Only the lines from the one containing "Convert this chart" down to the one containing "24.98, 24.96, 25.05]" should be printed, exactly as they stand, ends included.

Data to process:
>>>>>
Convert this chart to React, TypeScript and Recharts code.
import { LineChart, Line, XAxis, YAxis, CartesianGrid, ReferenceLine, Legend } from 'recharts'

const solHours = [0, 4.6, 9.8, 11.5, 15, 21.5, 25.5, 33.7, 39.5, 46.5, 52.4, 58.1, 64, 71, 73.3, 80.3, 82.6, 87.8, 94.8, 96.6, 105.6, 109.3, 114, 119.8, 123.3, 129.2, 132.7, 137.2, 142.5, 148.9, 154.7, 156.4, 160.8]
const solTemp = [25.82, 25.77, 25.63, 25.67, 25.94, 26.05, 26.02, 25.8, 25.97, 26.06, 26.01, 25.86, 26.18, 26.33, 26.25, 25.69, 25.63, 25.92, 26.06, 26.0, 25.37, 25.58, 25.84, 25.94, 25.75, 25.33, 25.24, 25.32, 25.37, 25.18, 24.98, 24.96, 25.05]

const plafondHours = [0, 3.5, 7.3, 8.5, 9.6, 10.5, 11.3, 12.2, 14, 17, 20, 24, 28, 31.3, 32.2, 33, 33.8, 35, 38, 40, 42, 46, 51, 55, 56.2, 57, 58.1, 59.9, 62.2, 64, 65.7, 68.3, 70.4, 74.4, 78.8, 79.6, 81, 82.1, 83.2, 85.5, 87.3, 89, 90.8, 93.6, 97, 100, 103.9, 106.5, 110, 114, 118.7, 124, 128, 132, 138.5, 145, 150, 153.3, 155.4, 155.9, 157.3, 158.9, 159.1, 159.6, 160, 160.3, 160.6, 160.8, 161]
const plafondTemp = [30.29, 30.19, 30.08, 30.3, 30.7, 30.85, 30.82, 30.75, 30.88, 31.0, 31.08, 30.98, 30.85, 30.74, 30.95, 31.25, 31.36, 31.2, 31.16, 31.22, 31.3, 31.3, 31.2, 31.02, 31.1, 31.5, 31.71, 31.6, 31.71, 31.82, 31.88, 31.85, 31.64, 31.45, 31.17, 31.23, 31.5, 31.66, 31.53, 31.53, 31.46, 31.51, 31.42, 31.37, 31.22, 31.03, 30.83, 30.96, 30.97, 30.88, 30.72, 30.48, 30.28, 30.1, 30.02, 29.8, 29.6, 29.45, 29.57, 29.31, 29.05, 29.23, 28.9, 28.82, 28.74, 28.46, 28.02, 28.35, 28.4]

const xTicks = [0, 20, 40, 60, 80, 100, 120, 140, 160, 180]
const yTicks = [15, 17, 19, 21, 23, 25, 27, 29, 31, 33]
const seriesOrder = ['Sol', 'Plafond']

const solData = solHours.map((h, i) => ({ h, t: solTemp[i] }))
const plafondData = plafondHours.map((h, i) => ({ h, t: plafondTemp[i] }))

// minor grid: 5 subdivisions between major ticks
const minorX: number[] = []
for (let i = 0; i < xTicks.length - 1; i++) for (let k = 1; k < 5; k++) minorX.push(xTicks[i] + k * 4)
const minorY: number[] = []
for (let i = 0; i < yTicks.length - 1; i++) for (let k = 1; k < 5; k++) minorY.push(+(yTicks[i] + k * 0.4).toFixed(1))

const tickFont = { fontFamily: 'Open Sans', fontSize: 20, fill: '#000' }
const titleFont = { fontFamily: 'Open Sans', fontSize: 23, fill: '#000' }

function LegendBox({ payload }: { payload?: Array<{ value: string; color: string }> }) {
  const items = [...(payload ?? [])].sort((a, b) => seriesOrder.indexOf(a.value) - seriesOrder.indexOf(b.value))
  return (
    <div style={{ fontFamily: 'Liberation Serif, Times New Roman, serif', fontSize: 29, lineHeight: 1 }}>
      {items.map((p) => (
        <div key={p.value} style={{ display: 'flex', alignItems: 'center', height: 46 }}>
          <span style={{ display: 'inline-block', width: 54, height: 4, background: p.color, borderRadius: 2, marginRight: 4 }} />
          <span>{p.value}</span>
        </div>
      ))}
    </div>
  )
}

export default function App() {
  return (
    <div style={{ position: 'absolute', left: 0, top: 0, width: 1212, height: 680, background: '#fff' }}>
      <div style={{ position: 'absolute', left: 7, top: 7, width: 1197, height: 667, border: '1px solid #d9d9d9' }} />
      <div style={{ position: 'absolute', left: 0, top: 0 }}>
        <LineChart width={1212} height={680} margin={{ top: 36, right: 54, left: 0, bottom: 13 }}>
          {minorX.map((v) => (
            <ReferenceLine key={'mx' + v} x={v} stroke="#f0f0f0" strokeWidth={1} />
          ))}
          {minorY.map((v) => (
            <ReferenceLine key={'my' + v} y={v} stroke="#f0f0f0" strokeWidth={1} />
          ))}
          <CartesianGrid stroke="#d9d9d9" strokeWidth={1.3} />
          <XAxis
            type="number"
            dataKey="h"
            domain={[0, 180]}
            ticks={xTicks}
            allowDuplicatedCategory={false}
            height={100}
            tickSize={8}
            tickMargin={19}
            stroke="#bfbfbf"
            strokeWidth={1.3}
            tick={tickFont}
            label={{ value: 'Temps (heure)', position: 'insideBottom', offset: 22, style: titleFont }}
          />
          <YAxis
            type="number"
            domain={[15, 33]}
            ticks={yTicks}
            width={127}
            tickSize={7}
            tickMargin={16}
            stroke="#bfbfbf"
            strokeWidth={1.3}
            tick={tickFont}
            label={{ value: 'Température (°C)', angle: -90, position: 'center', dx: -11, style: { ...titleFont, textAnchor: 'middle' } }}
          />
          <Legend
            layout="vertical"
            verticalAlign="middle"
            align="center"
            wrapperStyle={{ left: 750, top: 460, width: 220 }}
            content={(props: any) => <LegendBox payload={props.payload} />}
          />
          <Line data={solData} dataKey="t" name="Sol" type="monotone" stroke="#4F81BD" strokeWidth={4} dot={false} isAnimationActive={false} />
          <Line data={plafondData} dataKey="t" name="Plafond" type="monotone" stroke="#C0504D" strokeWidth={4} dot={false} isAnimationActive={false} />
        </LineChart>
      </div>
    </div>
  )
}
<<<<<
>>>>>
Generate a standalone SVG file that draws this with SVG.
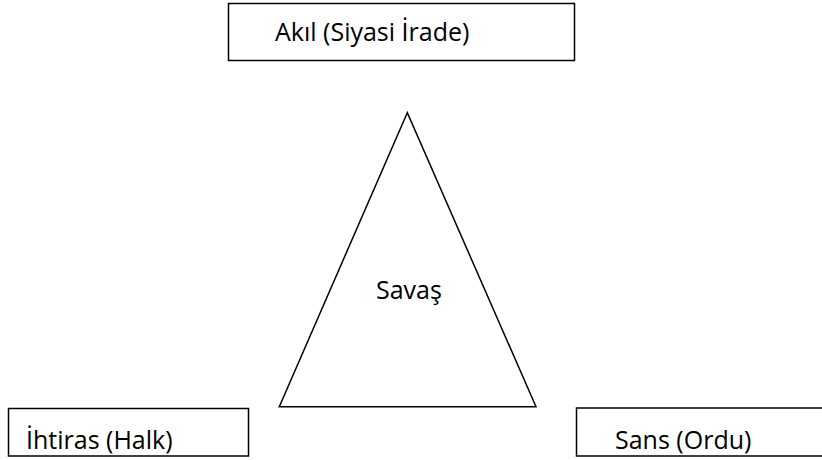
<<<<<
Worked answer:
Convert this chart to React, TypeScript and Recharts code.
import { LineChart, Line, XAxis, YAxis, CartesianGrid, ReferenceLine, Legend } from 'recharts'

const solHours = [0, 4.6, 9.8, 11.5, 15, 21.5, 25.5, 33.7, 39.5, 46.5, 52.4, 58.1, 64, 71, 73.3, 80.3, 82.6, 87.8, 94.8, 96.6, 105.6, 109.3, 114, 119.8, 123.3, 129.2, 132.7, 137.2, 142.5, 148.9, 154.7, 156.4, 160.8]
const solTemp = [25.82, 25.77, 25.63, 25.67, 25.94, 26.05, 26.02, 25.8, 25.97, 26.06, 26.01, 25.86, 26.18, 26.33, 26.25, 25.69, 25.63, 25.92, 26.06, 26.0, 25.37, 25.58, 25.84, 25.94, 25.75, 25.33, 25.24, 25.32, 25.37, 25.18, 24.98, 24.96, 25.05]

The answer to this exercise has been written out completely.